Que celle-ci ne saurait obtenir sous deux qualifications différentes la réparation d'un même préjudice.
Considérant par ailleurs que la société Levi Strauss and Co ne fabriquant et ne commercialisant aucun jean en France, est mal fondée à soutenir que les modalités de vente auxquelles la société Jourbar a recours lui causent un quelconque préjudice.
Que le jugement sera par substitution de motifs confirmé en ce qu'il a débouté les sociétés Levi Strauss de leur demande de ce chef.
III - Sur les mesures réparatrices
Considérant que la société appelante soutient que la société Levi Strauss Continental ne justifie d'aucun préjudice.
Mais considérant qu'il n'est pas contesté que la société Levi Strauss Continental soit licenciée des marques de Levi Strauss and Co pour la France et y assure en cette qualité la distribution et la promotion des produits Levi's.
Considérant dans ces conditions, compte tenu des éléments fournis par le procès-verbal de saisie contrefaçon que le tribunal a fait une juste appréciation du préjudice incontestablement subi par d'une part la société Levi Strauss and Co du fait de l'atteinte à ses droits sur les marques, d'autre part la société Levi Strauss Continental du fait de la perte du marché, de l'atteinte à son image de marque.
Que le jugement mérite également confirmation de ce chef et en ce qui concerne les mesures d'interdiction et de publication.
Que toutefois ces dernières devront faire mention de la confirmation par le présent arrêt.
IV - Sur l'article 700 du nouveau code de procédure civile
Considérant que la société Jourbar qui succombe sera déboutée de sa demande de ce chef.

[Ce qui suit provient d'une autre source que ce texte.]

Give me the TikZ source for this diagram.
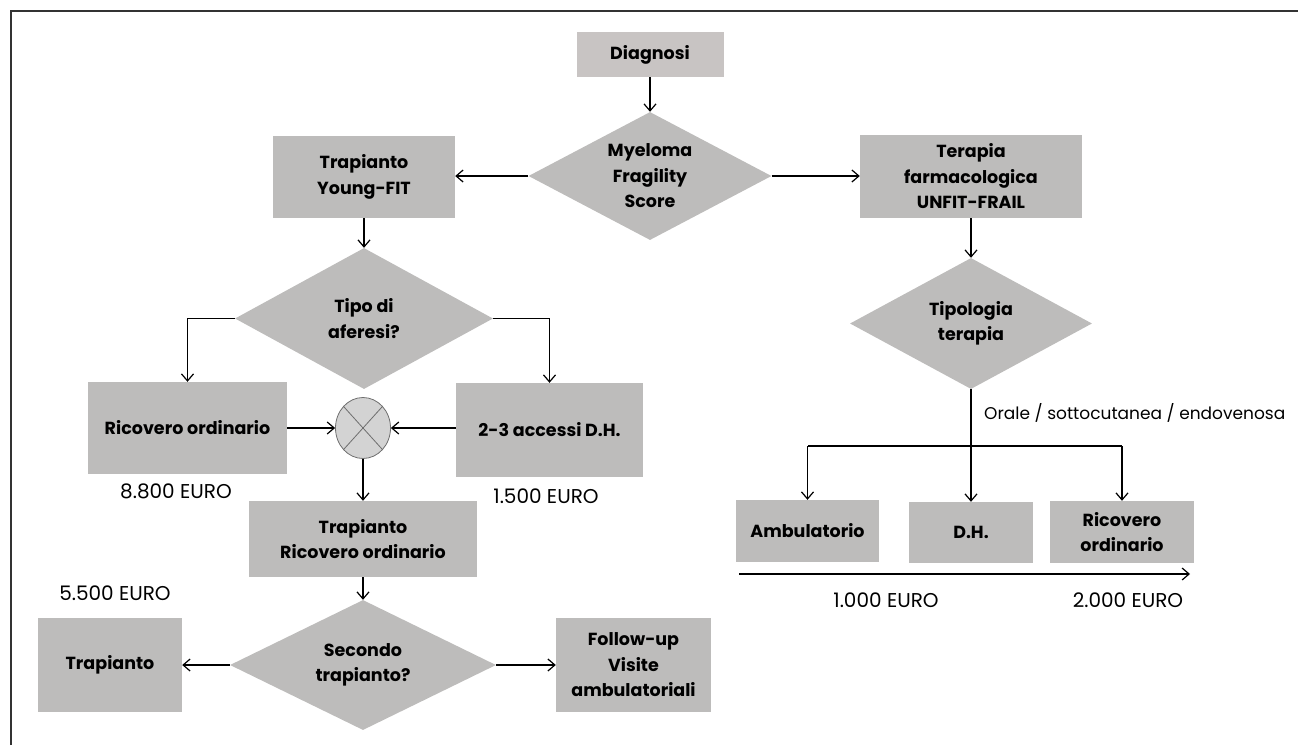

Considérant en revanche qu'il serait inéquitable que les sociétés Levi Strauss supportent l'intégralité des frais non taxables par elles engagés.
Qu'à la somme de 8 000 F (4 000 x 2) exactement appréciée par le tribunal il convient d'ajouter pour ceux de la procédure d'appel la somme de 6 000 F pour chacune des sociétés intimées.
Par ces motifs :
Confirme en toutes ses dispositions le jugement du tribunal de grande instance de Paris (3ème chambre - 2ème section) du 4 avril 1991,
Y ajoutant,
Condamne la société Jourbar à payer à chacune des sociétés Levi Strauss sur le fondement de l'article 700 du nouveau code de procédure civile une somme supplémentaire de 6 000 francs,
Rejette toute autre demande des parties,
Condamne la société Jourbar aux dépens d'appel,
Admet la SCP Valdelièvre Garnier avoué au bénéfice des dispositions de l'article 699 du nouveau code de procédure civile.